Co-authored by Petty Officer 2nd Class Jaclyn Young.
It’s been four days and nine hours since the fishing vessel Lili’afao sank at its mooring in Pago Pago Harbor, and the Coast Guard responders on scene have grown indifferent to the rain showers that are common in American Samoa. They wipe their faces with wet sleeves, to no avail, and continue their work in spite of the warm, South Pacific rain.
Although the daily rain showers don’t usually impact life in American Samoa, an unusual near-constant downpour for two weeks contributed to the sinking of the Lili’afao, an 80-foot, Mexican-flagged vessel with an unknown amount of No. 2 diesel fuel and oil on board.
Amongst the responders was Petty Officer 1st Class Russell Strathern, stationed at Sector Honlulu. Controlling the threat of pollution and preparing the derelict vessel for salvage was no easy task, and the small three-person team at Coast Guard Marine Safety Detachment American Samoa called for assistance.
“This spill was different for us,” said Lt. Steve Caskey of the marine safety detachment. “Usually whenever it rains it comes down from rivers and washes into the harbor, and we get mystery sheens. When this boat sank it had rained for almost two weeks straight.”
Strathern, with two others from Honolulu, traveled down to the end of time on the International Date Line to assist with the vessel, resting on the bottom of the harbor.
The first day of his response, Strathern and his peer from Honolulu Petty Officer 1st Class David Tonon, worked with the contractors to assess the ship’s damage and formulate a salvage plan for the following day.
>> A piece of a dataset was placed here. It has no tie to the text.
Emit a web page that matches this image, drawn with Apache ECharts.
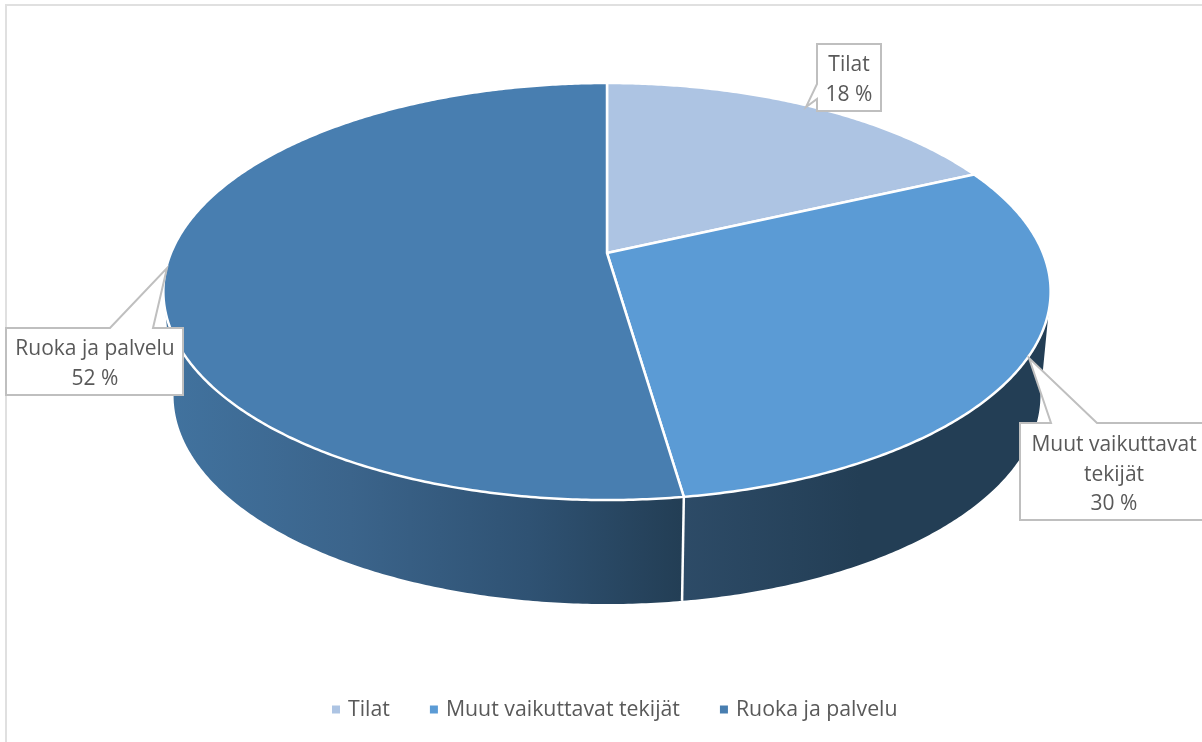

With just a few air pockets keeping parts of the hull above water, it was critical that every move had a purpose and would not cause further damage.
A salvage job in the continental U.S. typically has the luxury of using vacuum trucks, response boats, containment boom and oil spill removal organizations, all at the responder’s fingertips, said Caskey.
However, American Samoa is a small island located so far away from any other U.S. state that resource availability is minimal.
But rain and lack of resources did not slow the response. It took some ingenuity from Strathern and his fellow responders, careful planning and a whole lot of focus on safety to get the job done.
“The rain didn’t stop any work; we just keep on with operations, with safety as the highest priority,” said Strathern.
With the overall goal to safely stabilize the condition of the vessel and remove the threat of pollution to the navigable waterway, responders worked tirelessly to ensure American Samoa’s beauty would remain that way.
“The state of the vessel when we arrived had the potential of fully capsizing,” said Strathern. “If it weren’t for all of the expertise provided and great team work from everyone, all pollutants could have spilled in the water and the vessel could have become a serious hazard to the boating community and marine wildlife.”
The vessel was raised six days into the response allowing responders to move freely among compartments and identify areas where fuel and oil remained.
“I think we did extremely well mitigating the threat and minimizing the discharge,” said Strathern. “We had zero injuries, and the negative impact to the harbor was small, but the best part about this response was the willingness and positive attitude of all parties involved.”
Through the leadership of Strathern and his team, Lili’afao was removed as a safety hazard and caused minimal environmental damage.
The mission was a success and it was time for the responders to head home. But for Strathern, the mission wasn’t just a success. It was an experience that produced an unbreakable bond.
“By the end of the response, the responders and Coast Guard involved had sweat, bled and laughed our way into bonds far surpassing those of responses I have been engaged with in the past,” said Strathern. “The true beauty of American Samoa is the people.”